Auxly Extends Standby Facility Convertible Debentures To August 2024

Auxly Cannabis Group Inc. (OTCQX:CBWTF) (TSX:XLY) has amended and restated the unsecured convertible debentures in the capital of the company issued under its standby facility with an institutional investor.

The standby facility allowed the corporation to sell, on a private placement basis, original convertible debentures in tranches for an aggregate principal amount of up to $25 million. Under the standby facility, the company sold $11.25 million in original convertible debentures over five tranches throughout 2020. As of the date hereof, the company has repaid $2.5 million of principal owing under such original convertible debentures.

The investor and the company have agreed to amend and restate the remaining original convertible debentures on the following terms:

  • $8.75 million aggregate principal amount will remain outstanding until July 15, 2022, where on such date the company will repay $1.25 million thereby reducing the aggregate principal amount to $7.5 million;

  • extended maturity date for the balance of the $7.5 million principal amount until August 15, 2024;

  • guaranteed interest rate of 7.5% per annum, payable semi-annually;

  • reduced conversion price of $0.1380 being convertible at the option of the holder into common shares in the capital of the company at any time prior to the maturity date;

  • removal of the company's previous conversion rights; and

  • inclusion of certain repayment conditions should the company raise additional capital prior to the maturity date.
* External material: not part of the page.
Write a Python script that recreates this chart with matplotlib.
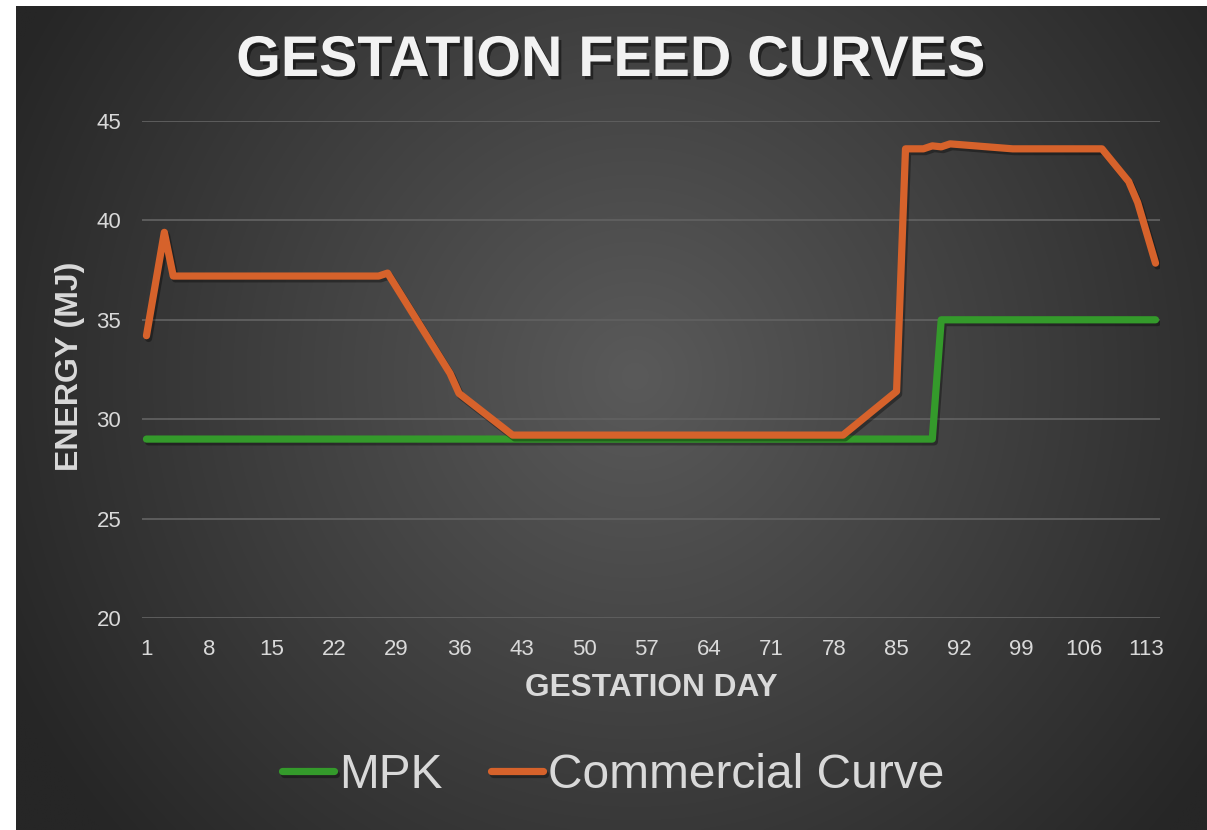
import matplotlib
matplotlib.use("Agg")
import matplotlib.pyplot as plt
import matplotlib.patheffects as pe
import numpy as np

plt.rcParams["font.family"] = ["Liberation Sans", "DejaVu Sans"]

# data (days 1..114 on a category axis)
mpk_days = [1, 89, 90, 114]
mpk_energy = [29.0, 29.0, 35.0, 35.0]

comm_days = [1, 3, 4, 27, 28, 35, 36, 42, 79, 85, 86, 88, 89, 90, 91, 98, 108, 111, 112, 114]
comm_energy = [34.2, 39.4, 37.2, 37.2, 37.35, 32.3, 31.3, 29.2, 29.2, 31.4, 43.6, 43.6,
               43.75, 43.7, 43.85, 43.6, 43.6, 41.95, 40.9, 37.85]

x_ticks = list(range(1, 114, 7))
y_ticks = [20, 25, 30, 35, 40, 45]

GREEN = "#349a2b"
ORANGE = "#d6622b"
TEXT = "#d9d9d9"

W, H = 1207, 830
fig = plt.figure(figsize=(W / 100, H / 100), dpi=100)
fig.patch.set_facecolor("white")

# chart background, radial gradient like the Excel style
bg = fig.add_axes([16 / W, 0, 1 - 16 / W, 1 - 6 / H])
bg.set_axis_off()
yy, xx = np.mgrid[0:1:400j, 0:1:600j]
r = np.sqrt(((xx - 0.52) * 1.45) ** 2 + ((yy - 0.45) * 1.0) ** 2)
r = np.clip(r / 0.85, 0, 1)
shade = (0x5a - (0x5a - 0x26) * r) / 255.0
bg.imshow(np.dstack([shade, shade, shade]), aspect="auto", extent=[0, 1, 0, 1],
          interpolation="bilinear")

ax = fig.add_axes([142 / W, 1 - 618 / H, 1018 / W, 497 / H])
ax.patch.set_alpha(0)
for s in ax.spines.values():
    s.set_visible(False)

shadow = [pe.SimpleLineShadow(offset=(1.5, -2), shadow_color="black", alpha=0.35), pe.Normal()]
ax.plot(mpk_days, mpk_energy, color=GREEN, lw=5.2, solid_capstyle="round",
        solid_joinstyle="round", label="MPK", path_effects=shadow, zorder=3)
ax.plot(comm_days, comm_energy, color=ORANGE, lw=5.2, solid_capstyle="round",
        solid_joinstyle="round", label="Commercial Curve", path_effects=shadow, zorder=4)

ax.set_xlim(0.5, 114.5)
ax.set_ylim(20, 45)
ax.set_xticks(x_ticks)
ax.set_yticks(y_ticks)
ax.tick_params(axis="both", length=0, labelsize=16, labelcolor=TEXT, pad=15)
ax.grid(axis="y", color="#606060", lw=1.3)
ax.set_axisbelow(True)

fig.text(611 / W, 1 - 61 / H, "GESTATION FEED CURVES", ha="center", va="center",
         fontsize=41.3, fontweight="bold", color="#f2f2f2",
         path_effects=[pe.withSimplePatchShadow(offset=(2, -2.5), shadow_rgbFace="black", alpha=0.45)])
fig.text(651 / W, 1 - 688 / H, "GESTATION DAY", ha="center", va="center",
         fontsize=22.8, fontweight="bold", color=TEXT)
fig.text(70 / W, 1 - 366 / H, "ENERGY (MJ)", ha="center", va="center", rotation=90,
         fontsize=23, fontweight="bold", color=TEXT)

leg = fig.legend(loc="center", bbox_to_anchor=(613 / W, 1 - 775 / H), ncol=2, frameon=False,
                 fontsize=34.5, handlelength=1.1, handletextpad=0.1, columnspacing=1.0,
                 labelcolor=TEXT)
for line in leg.get_lines():
    line.set_linewidth(5.2)
    line.set_solid_capstyle("round")

plt.savefig("out.png", dpi=100)
plt.close()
As consideration for amending 2022 convertible debentures, the company has paid the investor an amendment fee of $500,000 through the issuance of 4.35 million common shares and issued the Investor warrants to purchase 20 million common shares, with each warrant being exercisable for a period of 36 months following the date of issuance at a price per share of $0.1495.

Under the standby facility, the company issued the investor an aggregate of 20 million common share purchase warrants throughout 2020, of which 8.51 million warrants have expired unexercised; 5.4 million warrants with an exercise price of $0.366 will expire on June 26, 2022; and 6.11 million warrants with an exercise price of $0.216 will expire on September 8, 2022.
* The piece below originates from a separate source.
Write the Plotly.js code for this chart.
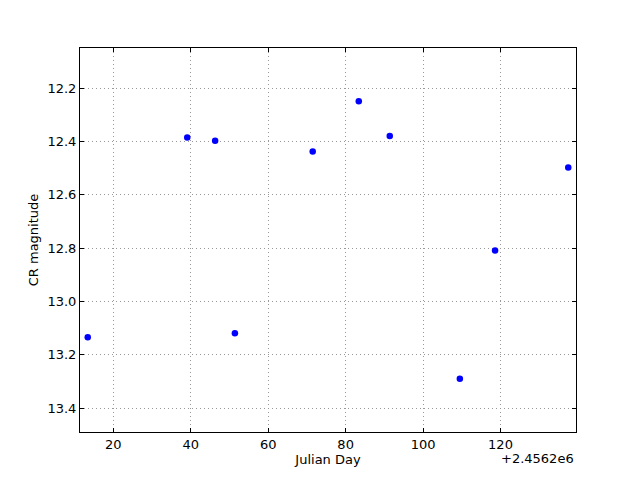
<!DOCTYPE html>
<html>
<head>
<meta charset="utf-8">
<script src="https://cdn.plot.ly/plotly-3.0.1.min.js"></script>
<style>html,body{margin:0;padding:0;background:#fff}#chart{width:640px;height:480px}</style>
</head>
<body>
<div id="chart"></div>
<script>
// Julian Day offsets from 2456200
const julianDayOffset = [13.4, 39.1, 46.3, 51.4, 71.5, 83.4, 91.4, 109.5, 118.6, 137.5];
const crMagnitude = [13.135, 12.386, 12.398, 13.12, 12.438, 12.25, 12.38, 13.29, 12.809, 12.498];
const xTicks = [20, 40, 60, 80, 100, 120];
const yTicks = [12.2, 12.4, 12.6, 12.8, 13.0, 13.2, 13.4];
const offsetLabel = "+2.4562e6";

const font = {family: "DejaVu Sans", size: 13, color: "#000"};
const trace = {
  x: julianDayOffset, y: crMagnitude, type: "scatter", mode: "markers",
  marker: {color: "#0000ff", size: 6.5, line: {width: 0}}
};
const axisCommon = {
  showline: true, linecolor: "#000", linewidth: 1, mirror: "allticks",
  ticks: "inside", ticklen: 4, tickcolor: "#000", tickwidth: 1,
  showgrid: true, gridcolor: "#999", griddash: "1px,3px", gridwidth: 1,
  zeroline: false, tickfont: font
};
const layout = {
  width: 640, height: 480,
  margin: {l: 80, r: 64, t: 48, b: 48},
  paper_bgcolor: "#fff", plot_bgcolor: "#fff",
  showlegend: false, font: font,
  xaxis: Object.assign({}, axisCommon, {
    range: [11.4, 139.5], tickvals: xTicks, ticktext: xTicks.map(String),
    title: {text: "Julian Day", font: font, standoff: 4}
  }),
  yaxis: Object.assign({}, axisCommon, {
    range: [13.49, 12.05], tickvals: yTicks, ticktext: yTicks.map(v => v.toFixed(1)),
    title: {text: "CR magnitude", font: font, standoff: 5}
  }),
  annotations: [{
    text: offsetLabel, xref: "paper", yref: "paper", x: 1, y: 0,
    xanchor: "right", yanchor: "top", yshift: -17, showarrow: false, font: font
  }]
};
Plotly.newPlot("chart", [trace], layout, {staticPlot: true});
</script>
</body>
</html>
In connection with the amendment of the 2022 convertible debentures, the company has agreed to indemnify certain of its directors and officers for any and all losses not otherwise recoverable from the collateral provided by the investor for the common shares provided by such directors and officers to the investor pursuant to the terms of the transaction. The indemnity has been approved by the independent directors of the company.